Troisième prise de conscience : un amour indécis
« Je t’aime, je ne t’aime plus, je t’aime encore de cet amour qui dure et qui endure. »
Si j’avais une relation non assurée avec la personne décédée, mon deuil risque d’être plus difficile. Les problèmes non résolus referont surface et viendront me hanter. Je pourrai ressentir la douleur d’une certaine culpabilité, mais en même temps, je me souviendrai des bons moments entre nous. La relation aura été douteuse et le deuil risquera de l’être aussi en ressentant parfois de la révolte envers l’autre et, paradoxalement, une certaine tendresse.
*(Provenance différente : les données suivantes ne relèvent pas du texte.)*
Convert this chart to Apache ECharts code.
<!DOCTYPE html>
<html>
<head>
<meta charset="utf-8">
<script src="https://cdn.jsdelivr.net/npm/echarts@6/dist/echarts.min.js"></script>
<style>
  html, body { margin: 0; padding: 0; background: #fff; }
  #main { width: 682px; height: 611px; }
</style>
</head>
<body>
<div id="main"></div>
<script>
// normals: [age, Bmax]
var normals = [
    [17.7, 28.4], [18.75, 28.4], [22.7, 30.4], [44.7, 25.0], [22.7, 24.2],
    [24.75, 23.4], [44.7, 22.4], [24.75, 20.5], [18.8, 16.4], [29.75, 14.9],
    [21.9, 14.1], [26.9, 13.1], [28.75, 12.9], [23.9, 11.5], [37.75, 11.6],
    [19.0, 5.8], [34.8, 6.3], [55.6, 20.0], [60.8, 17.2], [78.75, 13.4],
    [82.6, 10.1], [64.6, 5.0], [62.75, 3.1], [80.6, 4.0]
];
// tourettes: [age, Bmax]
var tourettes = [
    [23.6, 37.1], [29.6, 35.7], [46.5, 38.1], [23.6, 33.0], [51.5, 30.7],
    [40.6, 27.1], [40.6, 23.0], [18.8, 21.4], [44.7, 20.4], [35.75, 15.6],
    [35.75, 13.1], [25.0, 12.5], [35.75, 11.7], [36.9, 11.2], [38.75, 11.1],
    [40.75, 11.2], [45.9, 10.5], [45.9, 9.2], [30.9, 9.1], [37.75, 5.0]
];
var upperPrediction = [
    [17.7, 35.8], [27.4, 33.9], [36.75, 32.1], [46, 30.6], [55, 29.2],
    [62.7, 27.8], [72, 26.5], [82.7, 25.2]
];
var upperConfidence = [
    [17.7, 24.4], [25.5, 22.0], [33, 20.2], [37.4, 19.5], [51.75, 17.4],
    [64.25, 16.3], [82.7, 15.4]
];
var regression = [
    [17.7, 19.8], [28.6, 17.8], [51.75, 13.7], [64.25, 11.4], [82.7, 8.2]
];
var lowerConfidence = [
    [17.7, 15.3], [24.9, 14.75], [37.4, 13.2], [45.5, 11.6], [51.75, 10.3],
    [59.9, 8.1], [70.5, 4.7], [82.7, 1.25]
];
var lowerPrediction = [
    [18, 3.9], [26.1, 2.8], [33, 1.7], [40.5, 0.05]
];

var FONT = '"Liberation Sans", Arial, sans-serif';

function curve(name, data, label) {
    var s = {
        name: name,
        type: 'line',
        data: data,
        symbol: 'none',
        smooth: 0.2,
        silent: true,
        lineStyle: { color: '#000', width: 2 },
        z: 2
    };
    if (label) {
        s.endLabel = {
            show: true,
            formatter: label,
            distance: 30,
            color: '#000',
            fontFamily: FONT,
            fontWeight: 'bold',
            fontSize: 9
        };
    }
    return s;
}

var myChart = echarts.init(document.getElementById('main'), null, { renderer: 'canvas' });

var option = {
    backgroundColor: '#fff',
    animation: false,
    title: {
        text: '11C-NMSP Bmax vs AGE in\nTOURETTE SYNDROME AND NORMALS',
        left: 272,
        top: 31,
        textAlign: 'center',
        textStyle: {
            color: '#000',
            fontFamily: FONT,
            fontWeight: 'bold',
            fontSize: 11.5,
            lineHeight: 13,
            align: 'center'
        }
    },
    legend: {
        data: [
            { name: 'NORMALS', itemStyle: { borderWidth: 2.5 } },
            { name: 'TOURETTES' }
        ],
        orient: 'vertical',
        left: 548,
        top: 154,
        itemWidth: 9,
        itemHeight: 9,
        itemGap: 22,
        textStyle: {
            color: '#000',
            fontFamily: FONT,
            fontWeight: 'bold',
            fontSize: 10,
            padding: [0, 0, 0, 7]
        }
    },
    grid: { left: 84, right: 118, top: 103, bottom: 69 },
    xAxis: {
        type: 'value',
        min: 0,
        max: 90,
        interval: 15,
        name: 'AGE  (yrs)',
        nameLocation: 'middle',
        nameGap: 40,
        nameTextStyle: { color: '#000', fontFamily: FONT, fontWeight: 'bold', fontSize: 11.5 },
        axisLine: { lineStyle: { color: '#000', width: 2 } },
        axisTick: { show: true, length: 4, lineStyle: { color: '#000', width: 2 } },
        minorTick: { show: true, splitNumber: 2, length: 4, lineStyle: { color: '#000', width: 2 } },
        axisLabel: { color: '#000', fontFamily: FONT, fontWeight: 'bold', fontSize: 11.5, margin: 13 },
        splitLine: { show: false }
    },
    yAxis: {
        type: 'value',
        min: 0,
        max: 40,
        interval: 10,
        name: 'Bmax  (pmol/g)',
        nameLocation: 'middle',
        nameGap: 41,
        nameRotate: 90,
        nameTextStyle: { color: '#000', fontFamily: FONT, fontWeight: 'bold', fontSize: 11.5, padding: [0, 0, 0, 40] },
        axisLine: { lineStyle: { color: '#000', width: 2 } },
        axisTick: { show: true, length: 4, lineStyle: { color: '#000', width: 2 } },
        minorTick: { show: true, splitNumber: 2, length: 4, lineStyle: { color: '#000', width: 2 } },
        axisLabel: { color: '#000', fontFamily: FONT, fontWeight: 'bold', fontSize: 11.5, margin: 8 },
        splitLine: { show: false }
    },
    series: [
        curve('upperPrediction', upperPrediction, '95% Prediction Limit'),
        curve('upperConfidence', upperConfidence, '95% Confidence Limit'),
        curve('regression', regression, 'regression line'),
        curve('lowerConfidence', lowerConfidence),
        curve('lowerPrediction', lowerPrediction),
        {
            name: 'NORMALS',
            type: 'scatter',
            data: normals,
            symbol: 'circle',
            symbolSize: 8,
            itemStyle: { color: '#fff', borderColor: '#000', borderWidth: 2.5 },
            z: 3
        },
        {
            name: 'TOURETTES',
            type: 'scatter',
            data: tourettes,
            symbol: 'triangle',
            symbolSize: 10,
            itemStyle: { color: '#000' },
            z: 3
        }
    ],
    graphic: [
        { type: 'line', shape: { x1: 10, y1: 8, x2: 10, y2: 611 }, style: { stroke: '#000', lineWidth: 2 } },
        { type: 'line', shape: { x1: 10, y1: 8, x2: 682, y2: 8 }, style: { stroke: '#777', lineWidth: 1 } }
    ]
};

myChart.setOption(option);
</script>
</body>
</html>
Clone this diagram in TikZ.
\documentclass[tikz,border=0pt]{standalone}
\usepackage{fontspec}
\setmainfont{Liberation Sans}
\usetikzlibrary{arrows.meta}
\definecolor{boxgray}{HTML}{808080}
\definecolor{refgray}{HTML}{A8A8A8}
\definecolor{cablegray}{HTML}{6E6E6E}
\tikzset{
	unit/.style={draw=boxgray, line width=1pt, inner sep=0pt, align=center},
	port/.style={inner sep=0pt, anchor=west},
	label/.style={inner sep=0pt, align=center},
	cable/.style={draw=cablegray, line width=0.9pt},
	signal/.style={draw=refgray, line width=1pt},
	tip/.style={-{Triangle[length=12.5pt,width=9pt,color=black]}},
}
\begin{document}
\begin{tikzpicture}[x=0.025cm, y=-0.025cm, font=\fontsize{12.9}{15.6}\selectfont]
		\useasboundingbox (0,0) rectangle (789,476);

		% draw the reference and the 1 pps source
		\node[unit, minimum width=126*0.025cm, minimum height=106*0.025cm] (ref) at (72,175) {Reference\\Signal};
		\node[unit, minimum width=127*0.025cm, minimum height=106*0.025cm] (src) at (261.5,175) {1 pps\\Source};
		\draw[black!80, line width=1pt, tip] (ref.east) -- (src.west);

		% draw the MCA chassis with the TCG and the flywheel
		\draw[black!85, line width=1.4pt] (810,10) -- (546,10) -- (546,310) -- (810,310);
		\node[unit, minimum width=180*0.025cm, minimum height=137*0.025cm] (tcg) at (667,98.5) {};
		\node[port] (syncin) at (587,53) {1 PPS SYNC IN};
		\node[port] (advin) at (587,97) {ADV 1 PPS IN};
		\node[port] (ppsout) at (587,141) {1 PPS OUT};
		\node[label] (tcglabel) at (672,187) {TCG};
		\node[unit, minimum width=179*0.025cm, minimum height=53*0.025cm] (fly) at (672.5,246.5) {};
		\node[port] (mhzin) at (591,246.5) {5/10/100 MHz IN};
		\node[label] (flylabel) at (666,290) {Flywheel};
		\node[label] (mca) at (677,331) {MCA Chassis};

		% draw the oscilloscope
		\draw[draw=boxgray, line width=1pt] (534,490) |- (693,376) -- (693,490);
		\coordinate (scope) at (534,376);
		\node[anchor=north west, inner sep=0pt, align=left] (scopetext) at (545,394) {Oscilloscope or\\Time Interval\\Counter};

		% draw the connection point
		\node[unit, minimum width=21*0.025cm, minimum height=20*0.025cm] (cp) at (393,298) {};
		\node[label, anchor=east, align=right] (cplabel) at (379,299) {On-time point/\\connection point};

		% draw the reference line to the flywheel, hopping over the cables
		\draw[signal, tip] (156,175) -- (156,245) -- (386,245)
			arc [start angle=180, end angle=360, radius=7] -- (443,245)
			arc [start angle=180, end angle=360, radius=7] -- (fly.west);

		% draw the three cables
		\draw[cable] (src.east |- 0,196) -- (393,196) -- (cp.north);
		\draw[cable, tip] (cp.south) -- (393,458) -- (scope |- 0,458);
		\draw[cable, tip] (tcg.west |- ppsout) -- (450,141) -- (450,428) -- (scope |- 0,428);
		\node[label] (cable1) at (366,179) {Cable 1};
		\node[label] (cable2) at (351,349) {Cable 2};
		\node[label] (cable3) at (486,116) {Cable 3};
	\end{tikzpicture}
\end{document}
Dans cet amour qui se cherche encore, je ne guérirai pas seul. Un accompagnement soutenu sera bénéfique pour panser les blessures, pour répondre à la question du deuil « Qui suis-je aujourd’hui? », et pour permettre de diminuer la peur d’avancer, la peur d’échouer encore sur ces rivages où nous nous blessions. Encore ici demeureront percutants en ma mémoire les gestes vivants de l’autre, teintés de oui, de non et de peut-être.
Conclusion
Ainsi, lorsque la personne endeuillée s’aventure par une écoute attentive à ne plus être totalement dans l’organisation antérieure de son amour et à se distancer de la désorganisation actuelle, elle ressentira enfin que son identité se clarifie et que son deuil aura vraiment répondu à la question « Qui suis-je maintenant? ».
L’accompagnement permettra d’enlever le voile de deuil sur son visage et éloignera d’elle l’ombre de l’autre afin qu’elle redécouvre les beautés qui l’entourent, les raisons d’avancer sur une nouvelle route, ainsi que la joie d’exister.